Aim of the exercise
Output each line exactly as it appears, skipping any embedded picture.

+--

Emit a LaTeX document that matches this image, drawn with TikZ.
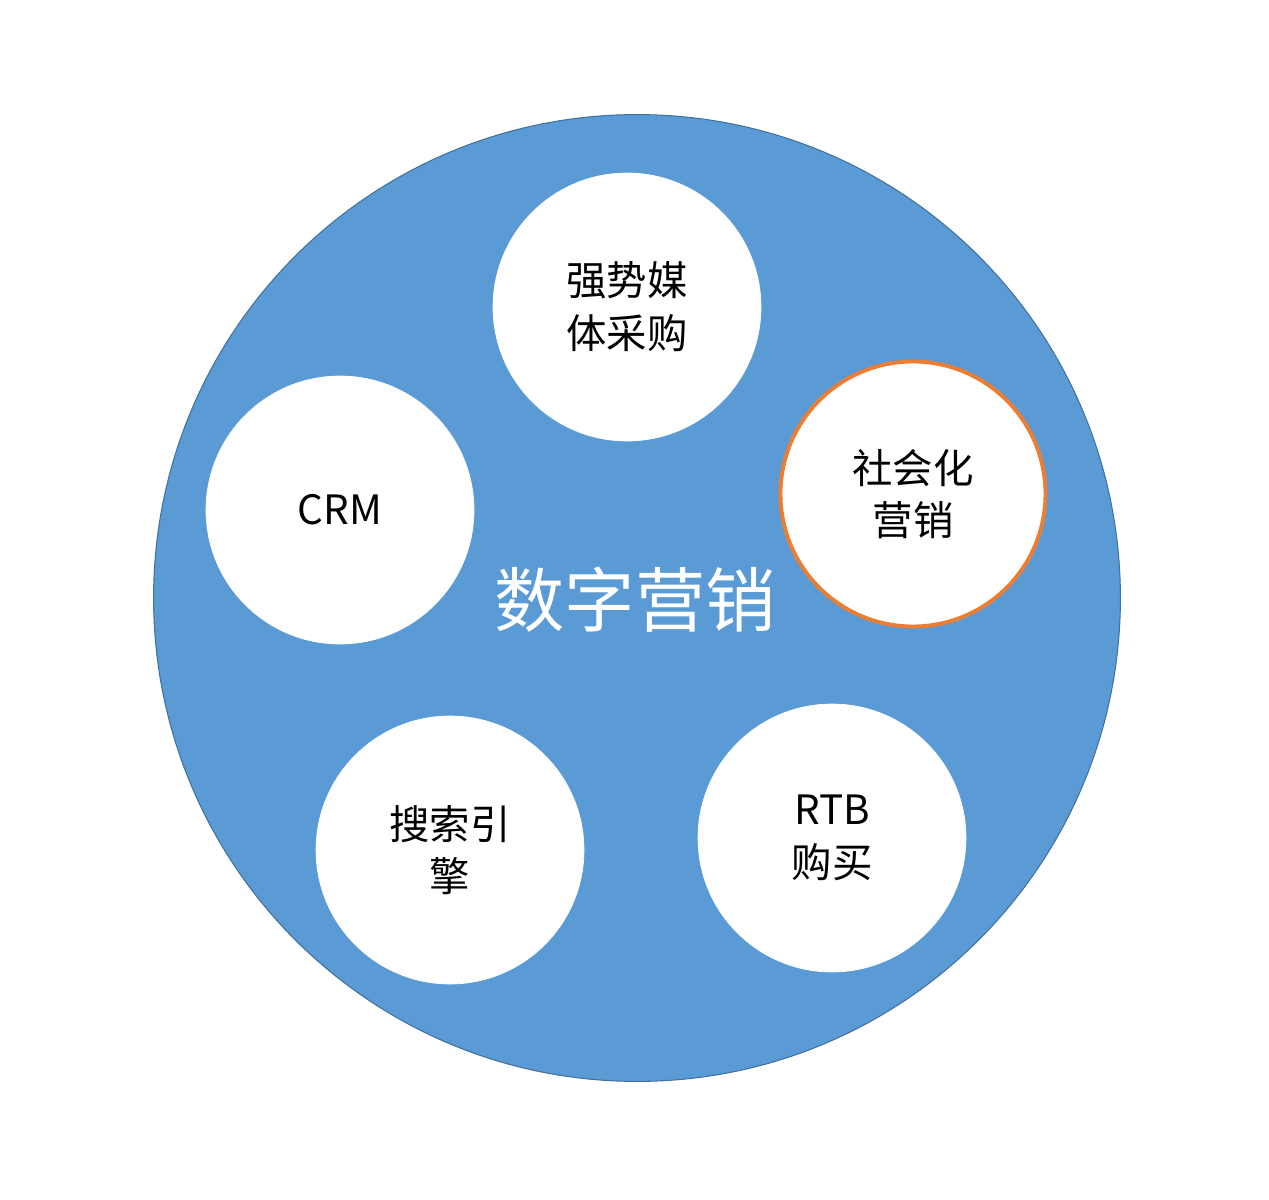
\documentclass[tikz,border=0pt]{standalone}
\usepackage{fontspec}
\setmainfont{Noto Sans CJK SC}
\definecolor{bigblue}{HTML}{5B9BD5}
\definecolor{bordblue}{HTML}{41719C}
\definecolor{orng}{HTML}{ED7D31}
\begin{document}
\begin{tikzpicture}[x=0.02cm,y=-0.02cm,
  small/.style={circle,fill=white,draw=white,minimum size=5.36cm,inner sep=0pt,align=center,font=\fontsize{23}{30}\selectfont}]
\useasboundingbox (0,0) rectangle (1269,1200);
\node[circle,fill=bigblue,draw=bordblue,line width=0.6pt,minimum size=19.34cm,inner sep=0pt] (big) at (637,598) {};
\node[text=white,font=\fontsize{40}{48}\selectfont] (title) at (635,600) {数字营销};
\node[small] (media) at (627,307) {强势媒\\体采购};
\node[small] (crm) at (340,510) {CRM};
\node[small,draw=orng,line width=2.2pt,minimum size=5.3cm] (social) at (913,494) {社会化\\营销};
\node[small] (search) at (450,850) {搜索引\\擎};
\node[small] (rtb) at (832,838) {RTB\\购买};
\end{tikzpicture}
\end{document}
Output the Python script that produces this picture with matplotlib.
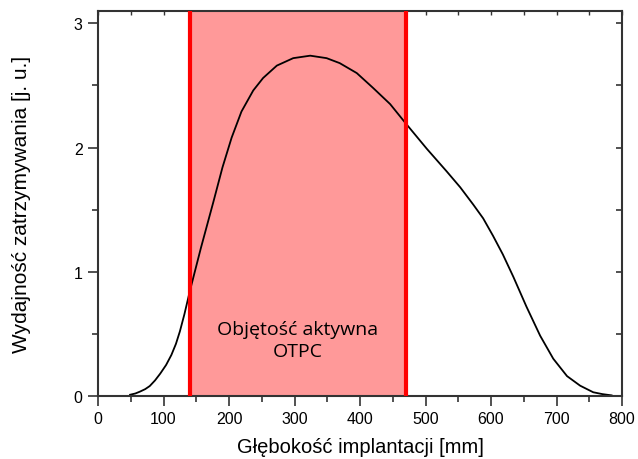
import matplotlib
matplotlib.use("Agg")
import matplotlib.pyplot as plt
from matplotlib.ticker import MultipleLocator

depth = [49, 57, 64, 72, 79, 87, 95, 104, 112, 119, 125, 132, 140, 157, 176, 190, 204, 219,
         237, 252, 273, 298, 324, 349, 369, 395, 420, 446, 469, 502, 532, 553, 573, 588,
         603, 618, 634, 654, 675, 695, 716, 736, 756, 770, 784]
yield_ = [0.01, 0.02, 0.035, 0.055, 0.08, 0.125, 0.18, 0.25, 0.33, 0.42, 0.52, 0.66, 0.84,
          1.19, 1.56, 1.84, 2.08, 2.29, 2.46, 2.56, 2.66, 2.72, 2.74, 2.72, 2.68, 2.60, 2.48,
          2.35, 2.20, 1.99, 1.81, 1.68, 1.54, 1.43, 1.29, 1.14, 0.96, 0.72, 0.485, 0.30, 0.16,
          0.083, 0.03, 0.015, 0.005]
region = [140, 470]
label_text = "Objętość aktywna\nOTPC"
xlabel = "Głębokość implantacji [mm]"
ylabel = "Wydajność zatrzymywania [j. u.]"

plt.rcParams['font.family'] = ['Liberation Sans', 'DejaVu Sans']
fig = plt.figure(figsize=(6.38, 4.6), dpi=100)
ax = fig.add_axes([0.1536, 0.137, 0.8214, 0.837])

ax.axvspan(region[0], region[1], color='#ff9999', lw=0, zorder=1)
ax.plot(depth, yield_, color='black', lw=1.3, zorder=2, solid_joinstyle='round')
for xv in region:
    ax.axvline(xv, color='#ff0000', lw=3.0, zorder=3)

ax.text(sum(region) / 2, 0.45, label_text, ha='center', va='center', fontsize=14,
        family=['Open Sans', 'DejaVu Sans'], linespacing=1.3, zorder=4)

ax.set_xlim(0, 800)
ax.set_ylim(0, 3.1)
ax.xaxis.set_major_locator(MultipleLocator(100))
ax.xaxis.set_minor_locator(MultipleLocator(50))
ax.yaxis.set_major_locator(MultipleLocator(1))
ax.yaxis.set_minor_locator(MultipleLocator(0.5))
ax.tick_params(which='major', direction='out', length=7, width=1.2, labelsize=11.5,
               colors='#333333', labelcolor='black', pad=4)
ax.tick_params(which='minor', direction='out', length=4, width=1.2, colors='#333333')

for s in ax.spines.values():
    s.set_linewidth(1.5)
    s.set_color('#333333')

top = ax.secondary_xaxis('top')
top.xaxis.set_major_locator(MultipleLocator(100))
top.xaxis.set_minor_locator(MultipleLocator(50))
top.tick_params(which='both', direction='in', length=3, width=1.0, labeltop=False, colors='#333333')
top.spines['top'].set_visible(False)
right = ax.secondary_yaxis('right')
right.yaxis.set_major_locator(MultipleLocator(0.5))
right.yaxis.set_minor_locator(MultipleLocator(0.5))
right.tick_params(which='both', direction='in', length=4, width=1.2, labelright=False, colors='#333333')
right.spines['right'].set_visible(False)

ax.set_xlabel(xlabel, fontsize=14.5, labelpad=8)
ax.set_ylabel(ylabel, fontsize=15, labelpad=31)

fig.savefig("out.png", dpi=100)
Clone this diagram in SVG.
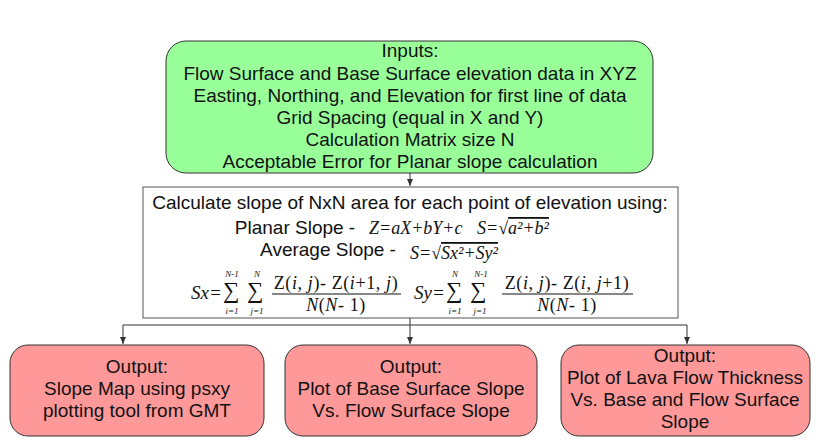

+--

Response below
Emit a LaTeX document that matches this image, drawn with TikZ.
\documentclass[tikz,border=0pt]{standalone}
\usepackage{fontspec}
\setmainfont{Noto Sans CJK SC}
\definecolor{bigblue}{HTML}{5B9BD5}
\definecolor{bordblue}{HTML}{41719C}
\definecolor{orng}{HTML}{ED7D31}
\begin{document}
\begin{tikzpicture}[x=0.02cm,y=-0.02cm,
  small/.style={circle,fill=white,draw=white,minimum size=5.36cm,inner sep=0pt,align=center,font=\fontsize{23}{30}\selectfont}]
\useasboundingbox (0,0) rectangle (1269,1200);
\node[circle,fill=bigblue,draw=bordblue,line width=0.6pt,minimum size=19.34cm,inner sep=0pt] (big) at (637,598) {};
\node[text=white,font=\fontsize{40}{48}\selectfont] (title) at (635,600) {数字营销};
\node[small] (media) at (627,307) {强势媒\\体采购};
\node[small] (crm) at (340,510) {CRM};
\node[small,draw=orng,line width=2.2pt,minimum size=5.3cm] (social) at (913,494) {社会化\\营销};
\node[small] (search) at (450,850) {搜索引\\擎};
\node[small] (rtb) at (832,838) {RTB\\购买};
\end{tikzpicture}
\end{document}
Output the Python script that produces this picture with matplotlib.
import matplotlib
matplotlib.use("Agg")
import matplotlib.pyplot as plt
from matplotlib.ticker import MultipleLocator

depth = [49, 57, 64, 72, 79, 87, 95, 104, 112, 119, 125, 132, 140, 157, 176, 190, 204, 219,
         237, 252, 273, 298, 324, 349, 369, 395, 420, 446, 469, 502, 532, 553, 573, 588,
         603, 618, 634, 654, 675, 695, 716, 736, 756, 770, 784]
yield_ = [0.01, 0.02, 0.035, 0.055, 0.08, 0.125, 0.18, 0.25, 0.33, 0.42, 0.52, 0.66, 0.84,
          1.19, 1.56, 1.84, 2.08, 2.29, 2.46, 2.56, 2.66, 2.72, 2.74, 2.72, 2.68, 2.60, 2.48,
          2.35, 2.20, 1.99, 1.81, 1.68, 1.54, 1.43, 1.29, 1.14, 0.96, 0.72, 0.485, 0.30, 0.16,
          0.083, 0.03, 0.015, 0.005]
region = [140, 470]
label_text = "Objętość aktywna\nOTPC"
xlabel = "Głębokość implantacji [mm]"
ylabel = "Wydajność zatrzymywania [j. u.]"

plt.rcParams['font.family'] = ['Liberation Sans', 'DejaVu Sans']
fig = plt.figure(figsize=(6.38, 4.6), dpi=100)
ax = fig.add_axes([0.1536, 0.137, 0.8214, 0.837])

ax.axvspan(region[0], region[1], color='#ff9999', lw=0, zorder=1)
ax.plot(depth, yield_, color='black', lw=1.3, zorder=2, solid_joinstyle='round')
for xv in region:
    ax.axvline(xv, color='#ff0000', lw=3.0, zorder=3)

ax.text(sum(region) / 2, 0.45, label_text, ha='center', va='center', fontsize=14,
        family=['Open Sans', 'DejaVu Sans'], linespacing=1.3, zorder=4)

ax.set_xlim(0, 800)
ax.set_ylim(0, 3.1)
ax.xaxis.set_major_locator(MultipleLocator(100))
ax.xaxis.set_minor_locator(MultipleLocator(50))
ax.yaxis.set_major_locator(MultipleLocator(1))
ax.yaxis.set_minor_locator(MultipleLocator(0.5))
ax.tick_params(which='major', direction='out', length=7, width=1.2, labelsize=11.5,
               colors='#333333', labelcolor='black', pad=4)
ax.tick_params(which='minor', direction='out', length=4, width=1.2, colors='#333333')

for s in ax.spines.values():
    s.set_linewidth(1.5)
    s.set_color('#333333')

top = ax.secondary_xaxis('top')
top.xaxis.set_major_locator(MultipleLocator(100))
top.xaxis.set_minor_locator(MultipleLocator(50))
top.tick_params(which='both', direction='in', length=3, width=1.0, labeltop=False, colors='#333333')
top.spines['top'].set_visible(False)
right = ax.secondary_yaxis('right')
right.yaxis.set_major_locator(MultipleLocator(0.5))
right.yaxis.set_minor_locator(MultipleLocator(0.5))
right.tick_params(which='both', direction='in', length=4, width=1.2, labelright=False, colors='#333333')
right.spines['right'].set_visible(False)

ax.set_xlabel(xlabel, fontsize=14.5, labelpad=8)
ax.set_ylabel(ylabel, fontsize=15, labelpad=31)

fig.savefig("out.png", dpi=100)
Clone this diagram in SVG.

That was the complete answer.